• [Given instruction]:
Each line below is to be written out in full, exactly as shown.

• [Information supplied]:

* * * *

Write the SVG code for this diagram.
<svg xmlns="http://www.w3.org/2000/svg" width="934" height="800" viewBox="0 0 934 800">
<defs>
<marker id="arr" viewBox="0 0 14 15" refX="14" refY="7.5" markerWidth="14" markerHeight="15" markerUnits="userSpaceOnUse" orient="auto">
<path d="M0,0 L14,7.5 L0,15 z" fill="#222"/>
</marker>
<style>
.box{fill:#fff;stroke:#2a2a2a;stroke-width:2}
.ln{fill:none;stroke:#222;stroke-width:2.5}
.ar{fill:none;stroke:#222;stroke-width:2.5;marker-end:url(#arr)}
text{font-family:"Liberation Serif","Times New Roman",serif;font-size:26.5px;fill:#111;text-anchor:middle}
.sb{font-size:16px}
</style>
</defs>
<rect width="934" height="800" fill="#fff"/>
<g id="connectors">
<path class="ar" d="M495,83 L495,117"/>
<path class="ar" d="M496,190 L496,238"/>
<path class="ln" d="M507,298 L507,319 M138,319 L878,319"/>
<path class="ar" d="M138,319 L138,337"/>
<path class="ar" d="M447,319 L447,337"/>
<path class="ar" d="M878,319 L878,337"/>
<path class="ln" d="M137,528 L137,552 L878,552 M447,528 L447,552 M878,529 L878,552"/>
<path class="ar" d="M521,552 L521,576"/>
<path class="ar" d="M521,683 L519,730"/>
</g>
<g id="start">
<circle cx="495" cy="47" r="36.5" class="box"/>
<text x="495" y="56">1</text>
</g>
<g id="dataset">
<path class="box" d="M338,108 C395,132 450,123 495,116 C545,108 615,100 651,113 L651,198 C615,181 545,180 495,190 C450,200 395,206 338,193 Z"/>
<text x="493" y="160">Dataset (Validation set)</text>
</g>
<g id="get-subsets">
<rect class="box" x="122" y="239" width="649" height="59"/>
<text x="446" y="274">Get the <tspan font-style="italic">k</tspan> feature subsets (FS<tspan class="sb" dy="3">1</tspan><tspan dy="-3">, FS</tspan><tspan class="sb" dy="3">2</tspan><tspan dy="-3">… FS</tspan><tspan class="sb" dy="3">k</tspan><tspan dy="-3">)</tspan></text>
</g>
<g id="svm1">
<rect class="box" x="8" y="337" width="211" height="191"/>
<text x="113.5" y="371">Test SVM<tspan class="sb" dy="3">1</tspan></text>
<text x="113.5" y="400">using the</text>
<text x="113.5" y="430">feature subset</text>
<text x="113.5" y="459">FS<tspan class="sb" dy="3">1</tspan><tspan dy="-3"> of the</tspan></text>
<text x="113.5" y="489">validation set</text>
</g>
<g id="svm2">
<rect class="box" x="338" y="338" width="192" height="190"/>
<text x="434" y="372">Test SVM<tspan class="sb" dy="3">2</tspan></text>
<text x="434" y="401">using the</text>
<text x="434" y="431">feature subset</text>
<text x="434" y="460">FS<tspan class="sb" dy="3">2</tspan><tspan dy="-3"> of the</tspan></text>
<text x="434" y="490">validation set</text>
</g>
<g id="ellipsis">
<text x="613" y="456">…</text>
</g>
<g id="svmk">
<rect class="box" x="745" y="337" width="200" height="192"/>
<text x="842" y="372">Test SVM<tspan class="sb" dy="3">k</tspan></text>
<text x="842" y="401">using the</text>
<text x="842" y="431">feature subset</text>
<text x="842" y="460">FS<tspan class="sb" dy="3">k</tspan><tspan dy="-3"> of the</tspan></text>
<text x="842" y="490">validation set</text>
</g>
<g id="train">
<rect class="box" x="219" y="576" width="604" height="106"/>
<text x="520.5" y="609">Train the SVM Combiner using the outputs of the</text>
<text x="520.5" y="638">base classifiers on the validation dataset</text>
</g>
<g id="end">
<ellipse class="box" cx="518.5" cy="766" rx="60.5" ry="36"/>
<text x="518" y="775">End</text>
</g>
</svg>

* * * *

• [The solution]:
Write the SVG code for this diagram.
<svg xmlns="http://www.w3.org/2000/svg" width="934" height="800" viewBox="0 0 934 800">
<defs>
<marker id="arr" viewBox="0 0 14 15" refX="14" refY="7.5" markerWidth="14" markerHeight="15" markerUnits="userSpaceOnUse" orient="auto">
<path d="M0,0 L14,7.5 L0,15 z" fill="#222"/>
</marker>
<style>
.box{fill:#fff;stroke:#2a2a2a;stroke-width:2}
.ln{fill:none;stroke:#222;stroke-width:2.5}
.ar{fill:none;stroke:#222;stroke-width:2.5;marker-end:url(#arr)}
text{font-family:"Liberation Serif","Times New Roman",serif;font-size:26.5px;fill:#111;text-anchor:middle}
.sb{font-size:16px}
</style>
</defs>
<rect width="934" height="800" fill="#fff"/>
<g id="connectors">
<path class="ar" d="M495,83 L495,117"/>
<path class="ar" d="M496,190 L496,238"/>
<path class="ln" d="M507,298 L507,319 M138,319 L878,319"/>
<path class="ar" d="M138,319 L138,337"/>
<path class="ar" d="M447,319 L447,337"/>
<path class="ar" d="M878,319 L878,337"/>
<path class="ln" d="M137,528 L137,552 L878,552 M447,528 L447,552 M878,529 L878,552"/>
<path class="ar" d="M521,552 L521,576"/>
<path class="ar" d="M521,683 L519,730"/>
</g>
<g id="start">
<circle cx="495" cy="47" r="36.5" class="box"/>
<text x="495" y="56">1</text>
</g>
<g id="dataset">
<path class="box" d="M338,108 C395,132 450,123 495,116 C545,108 615,100 651,113 L651,198 C615,181 545,180 495,190 C450,200 395,206 338,193 Z"/>
<text x="493" y="160">Dataset (Validation set)</text>
</g>
<g id="get-subsets">
<rect class="box" x="122" y="239" width="649" height="59"/>
<text x="446" y="274">Get the <tspan font-style="italic">k</tspan> feature subsets (FS<tspan class="sb" dy="3">1</tspan><tspan dy="-3">, FS</tspan><tspan class="sb" dy="3">2</tspan><tspan dy="-3">… FS</tspan><tspan class="sb" dy="3">k</tspan><tspan dy="-3">)</tspan></text>
</g>
<g id="svm1">
<rect class="box" x="8" y="337" width="211" height="191"/>
<text x="113.5" y="371">Test SVM<tspan class="sb" dy="3">1</tspan></text>
<text x="113.5" y="400">using the</text>
<text x="113.5" y="430">feature subset</text>
<text x="113.5" y="459">FS<tspan class="sb" dy="3">1</tspan><tspan dy="-3"> of the</tspan></text>
<text x="113.5" y="489">validation set</text>
</g>
<g id="svm2">
<rect class="box" x="338" y="338" width="192" height="190"/>
<text x="434" y="372">Test SVM<tspan class="sb" dy="3">2</tspan></text>
<text x="434" y="401">using the</text>
<text x="434" y="431">feature subset</text>
<text x="434" y="460">FS<tspan class="sb" dy="3">2</tspan><tspan dy="-3"> of the</tspan></text>
<text x="434" y="490">validation set</text>
</g>
<g id="ellipsis">
<text x="613" y="456">…</text>
</g>
<g id="svmk">
<rect class="box" x="745" y="337" width="200" height="192"/>
<text x="842" y="372">Test SVM<tspan class="sb" dy="3">k</tspan></text>
<text x="842" y="401">using the</text>
<text x="842" y="431">feature subset</text>
<text x="842" y="460">FS<tspan class="sb" dy="3">k</tspan><tspan dy="-3"> of the</tspan></text>
<text x="842" y="490">validation set</text>
</g>
<g id="train">
<rect class="box" x="219" y="576" width="604" height="106"/>
<text x="520.5" y="609">Train the SVM Combiner using the outputs of the</text>
<text x="520.5" y="638">base classifiers on the validation dataset</text>
</g>
<g id="end">
<ellipse class="box" cx="518.5" cy="766" rx="60.5" ry="36"/>
<text x="518" y="775">End</text>
</g>
</svg>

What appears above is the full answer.